● DO THIS
The lines from the top of the material through the line with "4, 1, 2, 3, 1]" are to be set down exactly. Leave the pictures out.
┌────────
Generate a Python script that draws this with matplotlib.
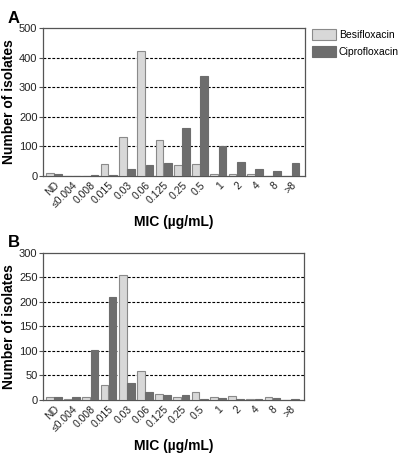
import matplotlib
matplotlib.use("Agg")
import matplotlib.pyplot as plt
import numpy as np

categories = ["ND", "≤0.004", "0.008", "0.015", "0.03", "0.06", "0.125",
              "0.25", "0.5", "1", "2", "4", "8", ">8"]
besi_A = [10, 0, 0, 41, 133, 422, 122, 38, 41, 7, 7, 6, 1, 0]
cipro_A = [8, 0, 3, 3, 22, 37, 42, 162, 336, 101, 47, 24, 15, 43]
besi_B = [6, 1, 6, 30, 254, 58, 11, 5, 15, 6, 8, 1, 5, 0]
cipro_B = [6, 5, 102, 210, 35, 16, 10, 9, 1, 4, 1, 2, 3, 1]

plt.rcParams['font.family'] = ['Liberation Sans', 'DejaVu Sans']

fig = plt.figure(figsize=(4.02, 4.58), dpi=100)
light = "#d8d8d8"
light_edge = "#8a8a8a"
dark = "#6d6d6d"
frame = "#555555"

def panel(rect, besi, cipro, ymax, ystep, legend=False):
    ax = fig.add_axes(rect)
    x = np.arange(len(categories))
    w = 0.42
    b1 = ax.bar(x - 0.225, besi, w, color=light, edgecolor=light_edge, linewidth=0.8,
                label="Besifloxacin", zorder=3)
    b2 = ax.bar(x + 0.225, cipro, w, color=dark, edgecolor=dark, linewidth=0.8,
                label="Ciprofloxacin", zorder=3)
    ax.set_xlim(-0.6, 13.75)
    ax.set_ylim(0, ymax)
    ticks = np.arange(0, ymax + 1, ystep)
    ax.set_yticks(ticks)
    for t in ticks[1:-1]:
        ax.axhline(t, color="black", linestyle=(0, (2.5, 1.5)), linewidth=0.8, zorder=1)
    ax.set_xticks(x)
    ax.set_xticklabels(categories, rotation=45, ha="right", rotation_mode="anchor",
                       fontsize=7.5, color="#222222")
    ax.tick_params(axis="x", length=0, pad=3)
    ax.tick_params(axis="y", labelsize=8, length=3, width=0.8, color=frame, pad=1,
                   labelcolor="#222222")
    for s in ax.spines.values():
        s.set_color(frame)
        s.set_linewidth(0.9)
    ax.set_ylabel("Number of isolates", fontsize=10, fontweight="bold", labelpad=2)
    ax.set_xlabel("MIC (µg/mL)", fontsize=10, fontweight="bold", labelpad=4)
    if legend:
        fig.legend(handles=[b1, b2], loc="upper left", bbox_to_anchor=(0.765, 0.945),
                   frameon=False, fontsize=7.5, handlelength=2.3, handleheight=1.2,
                   handletextpad=0.3, labelspacing=0.6, borderaxespad=0)
    return ax

panel([0.107, 0.616, 0.652, 0.323], besi_A, cipro_A, 500, 100, legend=True)
panel([0.107, 0.127, 0.650, 0.321], besi_B, cipro_B, 300, 50)

fig.text(0.02, 0.975, "A", fontsize=12, fontweight="bold", va="top")
fig.text(0.02, 0.487, "B", fontsize=12, fontweight="bold", va="top")

fig.savefig("out.png", dpi=100)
└────────
● COMPLETE OUTPUT
Generate a Python script that draws this with matplotlib.
import matplotlib
matplotlib.use("Agg")
import matplotlib.pyplot as plt
import numpy as np

categories = ["ND", "≤0.004", "0.008", "0.015", "0.03", "0.06", "0.125",
              "0.25", "0.5", "1", "2", "4", "8", ">8"]
besi_A = [10, 0, 0, 41, 133, 422, 122, 38, 41, 7, 7, 6, 1, 0]
cipro_A = [8, 0, 3, 3, 22, 37, 42, 162, 336, 101, 47, 24, 15, 43]
besi_B = [6, 1, 6, 30, 254, 58, 11, 5, 15, 6, 8, 1, 5, 0]
cipro_B = [6, 5, 102, 210, 35, 16, 10, 9, 1, 4, 1, 2, 3, 1]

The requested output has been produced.